Ayer paseaba por Barcelona cuando, al mirar hacia el cielo, vi un ave a una altura poco usual, iba muy alta, realmente muy alta; es igual que tipo de ave era, aunque imagino que sería una de las habituales por estas tierras, una paloma o una gaviota pero, en cualquier caso y para lo que nos ocupa, sería como hablar de un catalán, un extremeño, un madrileño o un murciano.
¿cómo vería ese ave la realidad de aquel momento?, ¿cómo vería los problemas que le atañen cuando baja a picotear su comida?, ¿cómo vería su nido?, ¿cómo su circulo de coetáneas?

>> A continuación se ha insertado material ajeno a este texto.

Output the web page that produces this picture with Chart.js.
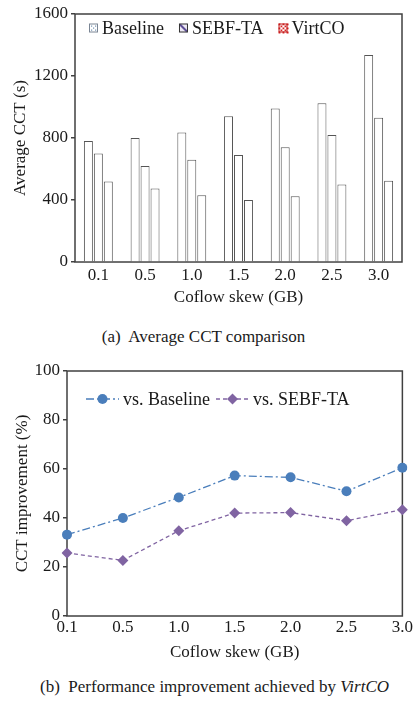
<!DOCTYPE html>
<html>
<head>
<meta charset="utf-8">
<script src="https://cdn.jsdelivr.net/npm/chart.js@4.4.1/dist/chart.umd.min.js"></script>
<style>
  html, body { margin: 0; padding: 0; background: #fff; }
  body {
    width: 414px; height: 704px; position: relative; overflow: hidden;
    font-family: "Liberation Serif", "Times New Roman", serif; color: #1a1a1a;
  }
  .box { position: absolute; left: 0; width: 414px; }
  #boxA { top: 0; height: 318px; }
  #boxB { top: 350px; height: 320px; }
  .cap { position: absolute; font-size: 17px; line-height: 20px; white-space: pre; text-align: center; }
  #capA { top: 327px; left: 0; width: 407px; }
  #capB { top: 677px; left: 0; width: 429px; }
</style>
</head>
<body>
<div class="box" id="boxA"><canvas id="cctChart" width="414" height="318"></canvas></div>
<div class="cap" id="capA">(a)  Average CCT comparison</div>
<div class="box" id="boxB"><canvas id="impChart" width="414" height="320"></canvas></div>
<div class="cap" id="capB">(b)  Performance improvement achieved by <i>VirtCO</i></div>

<script>
/* ── Data ───────────────────────────────────────────────────── */
const skews       = ['0.1', '0.5', '1.0', '1.5', '2.0', '2.5', '3.0'];
const cctBaseline = [780, 800, 835, 940, 990, 1025, 1335];
const cctSebf     = [700, 620, 660, 690, 740, 820, 930];
const cctVirtco   = [520, 475, 430, 400, 425, 500, 525];
const cctTicks    = [0, 400, 800, 1200, 1600];

const impBaseline = [33.2, 40.0, 48.4, 57.3, 56.6, 50.9, 60.5];
const impSebf     = [25.7, 22.7, 34.8, 42.0, 42.2, 38.9, 43.4];
const impTicks    = [0, 20, 40, 60, 80, 100];

/* ── Shared style ───────────────────────────────────────────── */
const AXIS = '#404040';
const TEXT = '#1a1a1a';
const BLUE = '#4a7ebb';
const PURPLE = '#8064a2';

Chart.defaults.font.family = "'Liberation Serif', 'Times New Roman', serif";
Chart.defaults.font.size = 17;
Chart.defaults.color = TEXT;

// box round the plot area
const framePlugin = {
  id: 'frame',
  beforeDatasetsDraw(chart) {
    const a = chart.chartArea, ctx = chart.ctx;
    ctx.save();
    ctx.strokeStyle = AXIS;
    ctx.lineWidth = 1.5;
    ctx.strokeRect(a.left, a.top, a.right - a.left, a.bottom - a.top);
    ctx.restore();
  }
};

/* ── Legend swatches for the bar chart ──────────────────────── */
function drawSwatch(ctx, i, x, y, s) {
  ctx.save();
  if (i === 0) {
    ctx.fillStyle = '#fff';
    ctx.fillRect(x, y, s, s);
    ctx.fillStyle = '#6f8fb0';
    [[2, 2], [s - 3, 2], [2, s - 3], [s - 3, s - 3], [s / 2 - 0.5, s / 2 - 0.5]].forEach(p => ctx.fillRect(x + p[0], y + p[1], 1.2, 1.2));
    ctx.strokeStyle = '#7a8594';
  } else if (i === 1) {
    ctx.fillStyle = '#ece8f4';
    ctx.fillRect(x, y, s, s);
    ctx.strokeStyle = '#5e4f96';
    ctx.lineWidth = 2;
    ctx.beginPath();
    ctx.moveTo(x + 1, y + 1);
    ctx.lineTo(x + s - 1, y + s - 1);
    ctx.stroke();
    ctx.strokeStyle = '#333';
  } else {
    for (let r = 0; r < s; r += 2) {
      for (let c = 0; c < s; c += 2) {
        ctx.fillStyle = ((r + c) / 2) % 2 ? '#fff' : '#d42222';
        ctx.fillRect(x + c, y + r, 2, 2);
      }
    }
    ctx.strokeStyle = '#c01818';
  }
  ctx.lineWidth = 1;
  ctx.strokeRect(x + 0.5, y + 0.5, s - 1, s - 1);
  ctx.restore();
}

const barLegend = {
  id: 'barLegend',
  afterDraw(chart) {
    const ctx = chart.ctx;
    let x = 89;
    const y = 28, s = 9;
    ctx.save();
    ctx.font = "18px 'Liberation Serif', serif";
    ctx.fillStyle = TEXT;
    ctx.textBaseline = 'middle';
    chart.data.datasets.forEach((ds, i) => {
      drawSwatch(ctx, i, x, y - s / 2, s);
      x += s + 4;
      ctx.fillText(ds.label, x, y + 1);
      x += ctx.measureText(ds.label).width + 15;
    });
    ctx.restore();
  }
};

/* ── Legend for the line chart ──────────────────────────────── */
function drawMarker(ctx, style, x, y, r, color) {
  ctx.fillStyle = color;
  ctx.beginPath();
  if (style === 'circle') {
    ctx.arc(x, y, r, 0, Math.PI * 2);
  } else {
    ctx.moveTo(x, y - r); ctx.lineTo(x + r, y); ctx.lineTo(x, y + r); ctx.lineTo(x - r, y);
    ctx.closePath();
  }
  ctx.fill();
}

const lineLegend = {
  id: 'lineLegend',
  afterDraw(chart) {
    const ctx = chart.ctx;
    let x = 86;
    const y = 49, len = 33;
    ctx.save();
    ctx.font = "18px 'Liberation Serif', serif";
    ctx.textBaseline = 'middle';
    chart.data.datasets.forEach(ds => {
      ctx.strokeStyle = ds.borderColor;
      ctx.lineWidth = ds.borderWidth;
      ctx.setLineDash(ds.borderDash);
      ctx.beginPath();
      ctx.moveTo(x, y); ctx.lineTo(x + len, y);
      ctx.stroke();
      ctx.setLineDash([]);
      drawMarker(ctx, ds.pointStyle, x + len / 2, y, ds.pointRadius, ds.pointBackgroundColor);
      x += len + 4;
      ctx.fillStyle = TEXT;
      ctx.fillText(ds.label, x, y + 1);
      x += ctx.measureText(ds.label).width + 6;
    });
    ctx.restore();
  }
};

/* ── (a) Average CCT bars ───────────────────────────────────── */
const barStyle = { backgroundColor: '#fff', borderColor: '#555', borderWidth: 1 };

new Chart(document.getElementById('cctChart'), {
  type: 'bar',
  data: {
    labels: skews,
    datasets: [
      { label: 'Baseline', data: cctBaseline, ...barStyle },
      { label: 'SEBF-TA',  data: cctSebf,     ...barStyle },
      { label: 'VirtCO',   data: cctVirtco,   ...barStyle }
    ]
  },
  options: {
    responsive: false,
    devicePixelRatio: 1,
    animation: false,
    categoryPercentage: 0.64,
    barPercentage: 0.9,
    layout: { padding: { top: 14, right: 12, left: 0, bottom: 0 } },
    plugins: { legend: { display: false }, tooltip: { enabled: false } },
    scales: {
      x: {
        grid: { display: false, tickLength: 0 },
        border: { display: false },
        ticks: { padding: 3, maxRotation: 0, autoSkip: false, color: TEXT },
        title: { display: true, text: 'Coflow skew (GB)', color: TEXT, padding: { top: 0, bottom: 10 } },
        afterFit: s => { s.height = 56; }
      },
      y: {
        min: 0, max: 1600,
        grid: { drawOnChartArea: false, drawTicks: true, tickLength: 4, color: AXIS, lineWidth: 1.5 },
        border: { display: false },
        ticks: { padding: 3, color: TEXT, callback: v => String(v) },
        afterBuildTicks: axis => { axis.ticks = cctTicks.map(v => ({ value: v })); },
        title: { display: true, text: 'Average CCT (s)', color: TEXT, padding: { top: 10, bottom: 0 } },
        afterFit: s => { s.width = 75; }
      }
    }
  },
  plugins: [framePlugin, barLegend]
});

/* ── (b) Improvement lines ──────────────────────────────────── */
new Chart(document.getElementById('impChart'), {
  type: 'line',
  data: {
    labels: skews,
    datasets: [
      {
        label: 'vs. Baseline', data: impBaseline,
        borderColor: BLUE, borderWidth: 1.3, borderDash: [8, 3, 2, 3],
        pointStyle: 'circle', pointRadius: 5, pointBackgroundColor: BLUE, pointBorderColor: BLUE, pointBorderWidth: 0
      },
      {
        label: 'vs. SEBF-TA', data: impSebf,
        borderColor: PURPLE, borderWidth: 1.3, borderDash: [4, 3],
        pointStyle: 'rectRot', pointRadius: 5.5, pointBackgroundColor: PURPLE, pointBorderColor: PURPLE, pointBorderWidth: 0
      }
    ]
  },
  options: {
    responsive: false,
    devicePixelRatio: 1,
    animation: false,
    layout: { padding: { top: 21, right: 11, left: 0, bottom: 0 } },
    plugins: { legend: { display: false }, tooltip: { enabled: false } },
    elements: { line: { tension: 0 } },
    scales: {
      x: {
        offset: false,
        grid: { display: false, tickLength: 0 },
        border: { display: false },
        ticks: { padding: 1, maxRotation: 0, autoSkip: false, color: TEXT },
        title: { display: true, text: 'Coflow skew (GB)', color: TEXT, padding: { top: 0, bottom: 7 } },
        afterFit: s => { s.height = 54; }
      },
      y: {
        min: 0, max: 100,
        grid: { drawOnChartArea: false, drawTicks: true, tickLength: 4, color: AXIS, lineWidth: 1.5 },
        border: { display: false },
        ticks: { padding: 3, color: TEXT, callback: v => String(v) },
        afterBuildTicks: axis => { axis.ticks = impTicks.map(v => ({ value: v })); },
        title: { display: true, text: 'CCT improvement (%)', color: TEXT, padding: { top: 12, bottom: 0 } },
        afterFit: s => { s.width = 67; }
      }
    }
  },
  plugins: [framePlugin, lineLegend]
});
</script>
</body>
</html>
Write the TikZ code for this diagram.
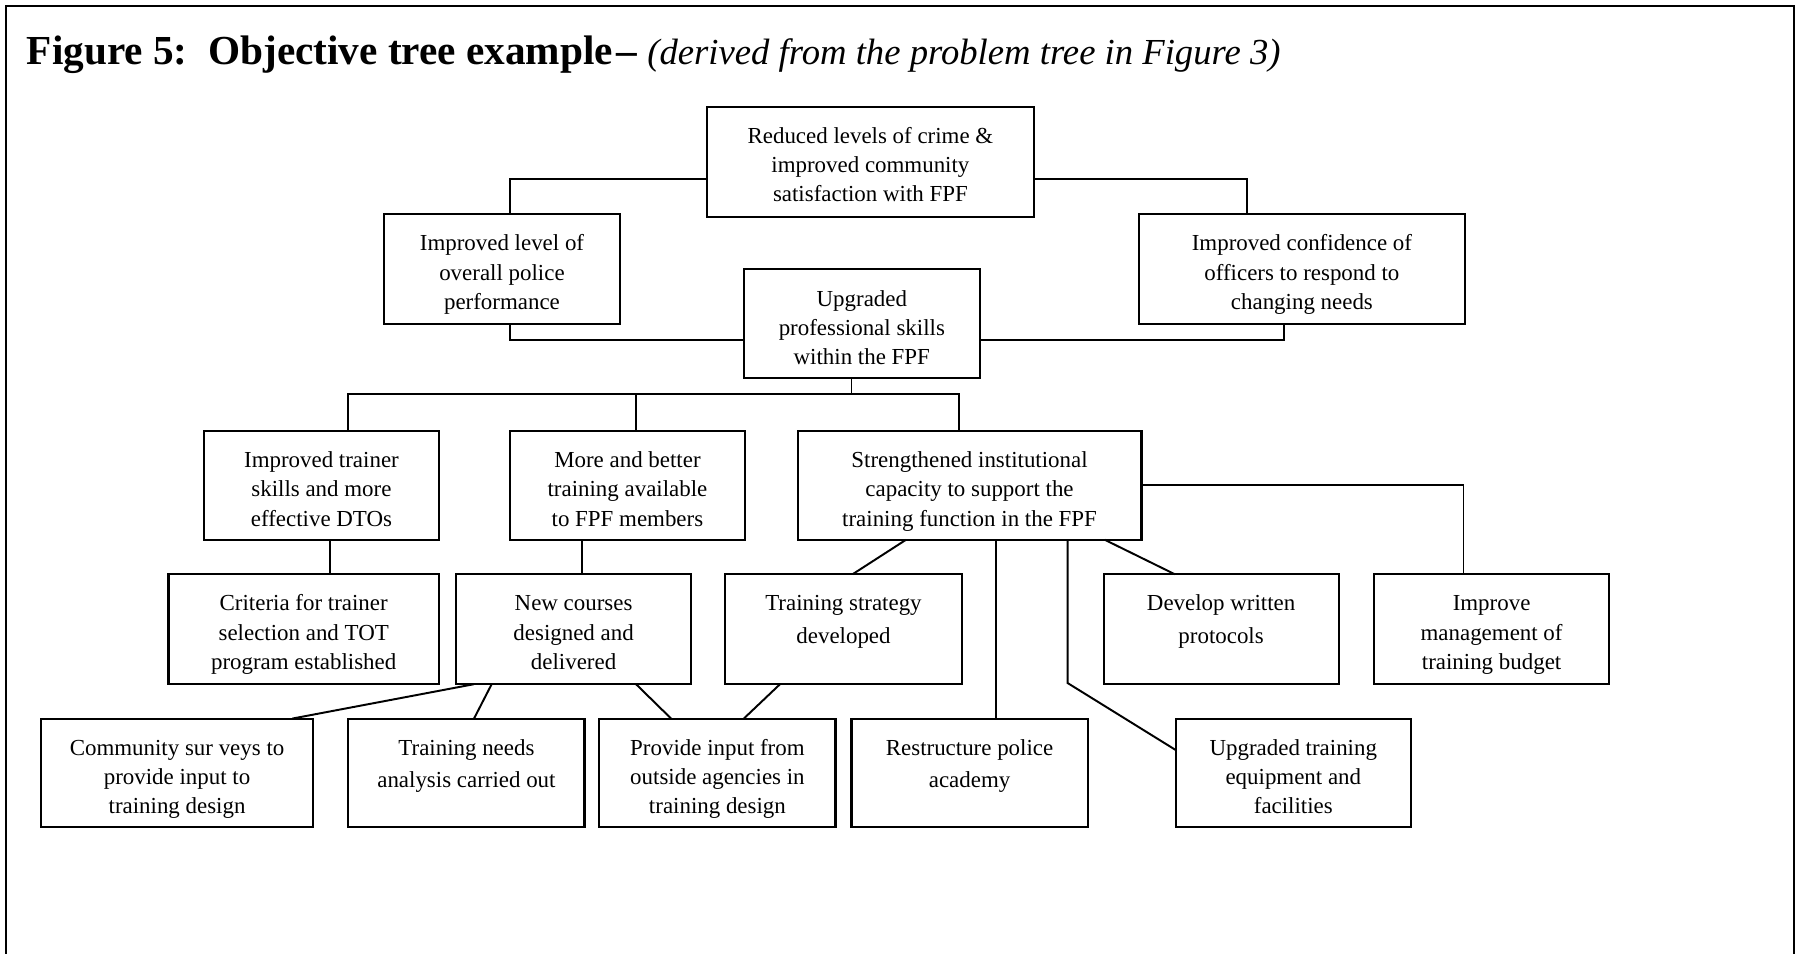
\documentclass[tikz,border=0pt]{standalone}
\usepackage{fontspec}
\setmainfont{Liberation Serif}
\usetikzlibrary{calc}

% text block of an objective box: fixed size, lines hung from the top
\newcommand\objtext[3]{%
  \begin{minipage}[t][#2][t]{#1}\centering
    \fontsize{10}{12.75}\selectfont\rule{0pt}{16pt}#3%
  \end{minipage}}
% \objbox{name}{x}{y}{width}{height}{text}, placed by its top left corner
\newcommand\objbox[6]{%
  \node[objnode] (#1) at (#2,#3) {\objtext{#4}{#5}{#6}};}

\tikzset{
  objnode/.style={draw, line width=0.9pt, inner sep=0pt, outer sep=0pt,
    anchor=north west},
  link/.style={line width=0.85pt},
  frame/.style={line width=0.9pt}
}

\begin{document}
\begin{tikzpicture}[x=0.5pt,y=-0.5pt]
\useasboundingbox (0,0) rectangle (1568,832.4);

% outer frame, open at the bottom
\draw[frame] (5,832.4) -- (5,5) -- (1565,5) -- (1565,832.4);

% heading
\node[anchor=base west, inner sep=0pt] (title) at (23,56)
  {\fontsize{18}{20}\selectfont\bfseries Figure 5:\ \ Objective tree example\hspace{1.5pt}–\ %
   {\fontsize{16}{18}\selectfont\mdseries\itshape (derived from the problem tree in Figure 3)}};

% goal and purpose level
\objbox{top}{617}{93}{142.5pt}{48pt}{Reduced levels of crime \&\\ improved community\\ satisfaction with FPF}
\objbox{perf}{335}{187}{103pt}{48pt}{Improved level of\\ overall police\\ performance}
\objbox{conf}{994}{187}{142pt}{48pt}{Improved confidence of\\ officers to respond to\\ changing needs}
\objbox{skills}{649}{235}{103pt}{47.5pt}{Upgraded\\ professional skills\\ within the FPF}

% outputs
\objbox{trainer}{178}{376}{102.5pt}{47.5pt}{Improved trainer\\ skills and more\\ effective DTOs}
\objbox{more}{445}{376}{102.5pt}{47.5pt}{More and better\\ training available\\ to FPF members}
\objbox{strength}{696}{376}{150pt}{47.5pt}{Strengthened institutional\\ capacity to support the\\ training function in the FPF}

% activities, first row
\objbox{criteria}{147}{501}{118pt}{48pt}{Criteria for trainer\\ selection and TOT\\ program established}
\objbox{newc}{398}{501}{102.5pt}{48pt}{New courses\\ designed and\\ delivered}
\objbox{strat}{633}{501}{103pt}{48pt}{Training strategy\\[1.5pt] developed}
\objbox{protocols}{963}{501}{102.5pt}{48pt}{Develop written\\[1.5pt] protocols}
\objbox{budget}{1199}{501}{102.5pt}{48pt}{Improve\\ management of\\ training budget}

% activities, second row
\objbox{community}{36}{627}{118.5pt}{47.5pt}{Community sur veys to\\ provide input to\\ training design}
\objbox{needs}{304}{627}{103pt}{47.5pt}{Training needs\\[1.5pt] analysis carried out}
\objbox{outside}{523}{627}{103pt}{47.5pt}{Provide input from\\ outside agencies in\\ training design}
\objbox{restructure}{743}{627}{103pt}{47.5pt}{Restructure police\\[1.5pt] academy}
\objbox{equip}{1026}{627}{102.5pt}{47.5pt}{Upgraded training\\ equipment and\\ facilities}

% links between goal and purpose
\draw[link] ([yshift=-7.5pt]top.west) -| ([xshift=3.5pt]perf.north);
\draw[link] ([yshift=-7.5pt]top.east) -| ([xshift=-24pt]conf.north);
\draw[link] ([xshift=3.5pt]perf.south) |- ([yshift=-7.25pt]skills.west);
\draw[link] ([xshift=-8pt]conf.south) |- ([yshift=-7.25pt]skills.east);

% purpose to outputs
\draw[link] ([xshift=-4.5pt]skills.south) -- ++(0,-7pt) coordinate (hub);
\draw[link] ([xshift=11.75pt]trainer.north) |- (hub) -| ([xshift=-4.5pt]strength.north);
\draw[link] (hub) -| ([xshift=3.75pt]more.north);

% outputs to activities
\draw[link] ([xshift=3.75pt]trainer.south) -- ([xshift=11.5pt]criteria.north);
\draw[link] ([xshift=-19.75pt]more.south) -- ([xshift=3.75pt]newc.north);
\draw[link] ([xshift=-27.75pt]strength.south) -- ([xshift=4pt]strat.north);
\draw[link] ([xshift=11.5pt]strength.south) -- ([xshift=11.5pt]restructure.north);
\draw[link] ([xshift=42.8pt]strength.south) -- ++(0,-62.5pt) -- ([yshift=10pt]equip.west);
\draw[link] ([xshift=59pt]strength.south) -- ([xshift=-20.25pt]protocols.north);
\draw[link] (strength.east) -| ([xshift=-12.25pt]budget.north);

% activities feeding the new courses and the strategy
\draw[link] ([xshift=-43.5pt]newc.south) -- ([xshift=50.25pt]community.north);
\draw[link] ([xshift=-35.75pt]newc.south) -- ([xshift=3.3pt]needs.north);
\draw[link] ([xshift=27.25pt]newc.south) -- ([xshift=-20.2pt]outside.north);
\draw[link] ([xshift=-27.7pt]strat.south) -- ([xshift=11.5pt]outside.north);
\end{tikzpicture}
\end{document}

Imagino la vista, como cuando subo a un lugar que forma parte de Barcelona pero que está elevado sobre ella: la carretera de Vallvidrera. Las veces que he parado en su mirador, la ciudad se muestra a mis pies y puedo ver el mar y la montaña con solo girar la cabeza, veo la grandiosidad de la ciudad con un golpe de vista, pero debo reconocer que soy incapaz, entonces, de captar los más pequeños matices.
De algún modo, esa visión me permite observar el todo y tener una visión del conjunto, algo que en ocasiones me resulta tremendamente útil para no perderme en naderías que no me conducen a lugar alguno.
A mis clientes les suelo pedir que imaginen su vida desde arriba, como si fueran un águila, capaz de subir centenares de metros para observar el conjunto y de bajar rápido si ello es necesario para atender esa necesidad que les acucia, pero habiéndola visto antes desde el aire, desde la distancia, formando parte de un todo.
Cuando eso ocurre, en multitud de ocasiones, el cliente tiende a tener una visión distinta de las cosas, ya que las ha podido observar en su interacción con el resto de su vida, de sus circunstancias, y es entonces cuando surge la riqueza y el aprendizaje, es cuando toma decisiones desde otra óptica, cuando toma conciencia de la interdependencia necesaria de las diferentes facetas de su vida.